◆ Aim of the exercise ◆
Every line below must be reproduced exactly. Copy them all.
— START OF Information shown —
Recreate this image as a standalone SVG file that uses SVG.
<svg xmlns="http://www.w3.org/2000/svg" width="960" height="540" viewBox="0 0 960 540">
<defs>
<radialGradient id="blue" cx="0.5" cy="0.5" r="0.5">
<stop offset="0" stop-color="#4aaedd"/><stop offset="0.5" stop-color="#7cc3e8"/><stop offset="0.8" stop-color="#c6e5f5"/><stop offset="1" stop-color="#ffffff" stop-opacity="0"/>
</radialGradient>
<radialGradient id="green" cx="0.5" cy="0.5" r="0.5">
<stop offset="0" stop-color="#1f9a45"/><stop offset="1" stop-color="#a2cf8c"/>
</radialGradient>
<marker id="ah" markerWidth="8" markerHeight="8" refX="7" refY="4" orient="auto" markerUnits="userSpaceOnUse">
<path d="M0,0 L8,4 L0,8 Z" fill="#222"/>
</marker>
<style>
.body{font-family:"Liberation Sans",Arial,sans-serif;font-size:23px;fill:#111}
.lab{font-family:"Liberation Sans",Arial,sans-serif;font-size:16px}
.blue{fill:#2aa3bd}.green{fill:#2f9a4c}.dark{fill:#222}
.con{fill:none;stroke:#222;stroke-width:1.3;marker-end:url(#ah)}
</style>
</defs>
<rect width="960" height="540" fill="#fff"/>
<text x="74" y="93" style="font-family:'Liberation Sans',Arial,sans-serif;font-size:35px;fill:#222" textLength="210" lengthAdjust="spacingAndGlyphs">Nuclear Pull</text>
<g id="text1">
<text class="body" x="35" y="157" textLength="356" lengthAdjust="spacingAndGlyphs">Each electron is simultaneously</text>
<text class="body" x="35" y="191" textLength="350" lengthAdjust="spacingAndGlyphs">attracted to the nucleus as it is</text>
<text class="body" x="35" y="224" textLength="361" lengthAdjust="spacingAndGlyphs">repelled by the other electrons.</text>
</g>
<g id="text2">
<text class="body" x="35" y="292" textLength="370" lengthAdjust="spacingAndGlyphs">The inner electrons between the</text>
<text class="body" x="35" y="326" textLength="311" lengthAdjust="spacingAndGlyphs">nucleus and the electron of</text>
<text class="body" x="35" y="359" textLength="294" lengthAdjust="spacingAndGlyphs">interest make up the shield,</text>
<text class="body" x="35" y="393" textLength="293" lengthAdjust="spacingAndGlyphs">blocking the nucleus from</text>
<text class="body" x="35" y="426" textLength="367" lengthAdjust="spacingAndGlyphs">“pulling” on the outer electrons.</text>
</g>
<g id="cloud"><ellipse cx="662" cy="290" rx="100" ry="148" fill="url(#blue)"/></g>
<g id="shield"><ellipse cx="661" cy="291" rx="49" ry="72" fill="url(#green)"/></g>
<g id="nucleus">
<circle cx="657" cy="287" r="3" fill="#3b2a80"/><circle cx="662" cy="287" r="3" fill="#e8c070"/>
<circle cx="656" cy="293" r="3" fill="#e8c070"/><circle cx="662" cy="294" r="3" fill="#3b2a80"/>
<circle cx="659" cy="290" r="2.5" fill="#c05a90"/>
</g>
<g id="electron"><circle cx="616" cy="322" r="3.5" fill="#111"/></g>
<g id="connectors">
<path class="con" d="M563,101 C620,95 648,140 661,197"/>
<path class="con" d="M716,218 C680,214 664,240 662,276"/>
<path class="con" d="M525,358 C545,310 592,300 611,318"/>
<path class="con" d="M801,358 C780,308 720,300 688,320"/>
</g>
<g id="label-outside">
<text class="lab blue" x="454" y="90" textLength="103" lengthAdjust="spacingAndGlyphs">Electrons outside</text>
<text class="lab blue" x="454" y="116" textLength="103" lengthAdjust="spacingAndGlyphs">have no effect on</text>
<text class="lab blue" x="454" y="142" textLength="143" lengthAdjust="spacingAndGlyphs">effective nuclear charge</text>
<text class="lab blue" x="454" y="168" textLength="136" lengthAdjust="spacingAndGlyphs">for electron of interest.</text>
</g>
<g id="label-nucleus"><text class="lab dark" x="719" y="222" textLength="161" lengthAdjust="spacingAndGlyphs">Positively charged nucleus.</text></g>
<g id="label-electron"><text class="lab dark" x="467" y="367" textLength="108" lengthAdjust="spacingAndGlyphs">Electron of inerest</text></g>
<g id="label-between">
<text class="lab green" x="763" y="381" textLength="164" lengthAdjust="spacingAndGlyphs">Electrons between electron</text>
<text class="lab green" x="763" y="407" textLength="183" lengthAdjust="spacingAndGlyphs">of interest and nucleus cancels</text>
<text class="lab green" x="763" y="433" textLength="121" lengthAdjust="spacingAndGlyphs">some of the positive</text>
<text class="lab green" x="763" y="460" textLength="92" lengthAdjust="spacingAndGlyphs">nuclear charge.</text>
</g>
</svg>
— END OF Information shown —
◆ Reply to the task ◆
Recreate this image as a standalone SVG file that uses SVG.
<svg xmlns="http://www.w3.org/2000/svg" width="960" height="540" viewBox="0 0 960 540">
<defs>
<radialGradient id="blue" cx="0.5" cy="0.5" r="0.5">
<stop offset="0" stop-color="#4aaedd"/><stop offset="0.5" stop-color="#7cc3e8"/><stop offset="0.8" stop-color="#c6e5f5"/><stop offset="1" stop-color="#ffffff" stop-opacity="0"/>
</radialGradient>
<radialGradient id="green" cx="0.5" cy="0.5" r="0.5">
<stop offset="0" stop-color="#1f9a45"/><stop offset="1" stop-color="#a2cf8c"/>
</radialGradient>
<marker id="ah" markerWidth="8" markerHeight="8" refX="7" refY="4" orient="auto" markerUnits="userSpaceOnUse">
<path d="M0,0 L8,4 L0,8 Z" fill="#222"/>
</marker>
<style>
.body{font-family:"Liberation Sans",Arial,sans-serif;font-size:23px;fill:#111}
.lab{font-family:"Liberation Sans",Arial,sans-serif;font-size:16px}
.blue{fill:#2aa3bd}.green{fill:#2f9a4c}.dark{fill:#222}
.con{fill:none;stroke:#222;stroke-width:1.3;marker-end:url(#ah)}
</style>
</defs>
<rect width="960" height="540" fill="#fff"/>
<text x="74" y="93" style="font-family:'Liberation Sans',Arial,sans-serif;font-size:35px;fill:#222" textLength="210" lengthAdjust="spacingAndGlyphs">Nuclear Pull</text>
<g id="text1">
<text class="body" x="35" y="157" textLength="356" lengthAdjust="spacingAndGlyphs">Each electron is simultaneously</text>
<text class="body" x="35" y="191" textLength="350" lengthAdjust="spacingAndGlyphs">attracted to the nucleus as it is</text>
<text class="body" x="35" y="224" textLength="361" lengthAdjust="spacingAndGlyphs">repelled by the other electrons.</text>
</g>
<g id="text2">
<text class="body" x="35" y="292" textLength="370" lengthAdjust="spacingAndGlyphs">The inner electrons between the</text>
<text class="body" x="35" y="326" textLength="311" lengthAdjust="spacingAndGlyphs">nucleus and the electron of</text>
<text class="body" x="35" y="359" textLength="294" lengthAdjust="spacingAndGlyphs">interest make up the shield,</text>
<text class="body" x="35" y="393" textLength="293" lengthAdjust="spacingAndGlyphs">blocking the nucleus from</text>
<text class="body" x="35" y="426" textLength="367" lengthAdjust="spacingAndGlyphs">“pulling” on the outer electrons.</text>
</g>
<g id="cloud"><ellipse cx="662" cy="290" rx="100" ry="148" fill="url(#blue)"/></g>
<g id="shield"><ellipse cx="661" cy="291" rx="49" ry="72" fill="url(#green)"/></g>
<g id="nucleus">
<circle cx="657" cy="287" r="3" fill="#3b2a80"/><circle cx="662" cy="287" r="3" fill="#e8c070"/>
<circle cx="656" cy="293" r="3" fill="#e8c070"/><circle cx="662" cy="294" r="3" fill="#3b2a80"/>
<circle cx="659" cy="290" r="2.5" fill="#c05a90"/>
</g>
<g id="electron"><circle cx="616" cy="322" r="3.5" fill="#111"/></g>
<g id="connectors">
<path class="con" d="M563,101 C620,95 648,140 661,197"/>
<path class="con" d="M716,218 C680,214 664,240 662,276"/>
<path class="con" d="M525,358 C545,310 592,300 611,318"/>
<path class="con" d="M801,358 C780,308 720,300 688,320"/>
</g>
<g id="label-outside">
<text class="lab blue" x="454" y="90" textLength="103" lengthAdjust="spacingAndGlyphs">Electrons outside</text>
<text class="lab blue" x="454" y="116" textLength="103" lengthAdjust="spacingAndGlyphs">have no effect on</text>
<text class="lab blue" x="454" y="142" textLength="143" lengthAdjust="spacingAndGlyphs">effective nuclear charge</text>
<text class="lab blue" x="454" y="168" textLength="136" lengthAdjust="spacingAndGlyphs">for electron of interest.</text>
</g>
<g id="label-nucleus"><text class="lab dark" x="719" y="222" textLength="161" lengthAdjust="spacingAndGlyphs">Positively charged nucleus.</text></g>
<g id="label-electron"><text class="lab dark" x="467" y="367" textLength="108" lengthAdjust="spacingAndGlyphs">Electron of inerest</text></g>
<g id="label-between">
<text class="lab green" x="763" y="381" textLength="164" lengthAdjust="spacingAndGlyphs">Electrons between electron</text>
<text class="lab green" x="763" y="407" textLength="183" lengthAdjust="spacingAndGlyphs">of interest and nucleus cancels</text>
<text class="lab green" x="763" y="433" textLength="121" lengthAdjust="spacingAndGlyphs">some of the positive</text>
<text class="lab green" x="763" y="460" textLength="92" lengthAdjust="spacingAndGlyphs">nuclear charge.</text>
</g>
</svg>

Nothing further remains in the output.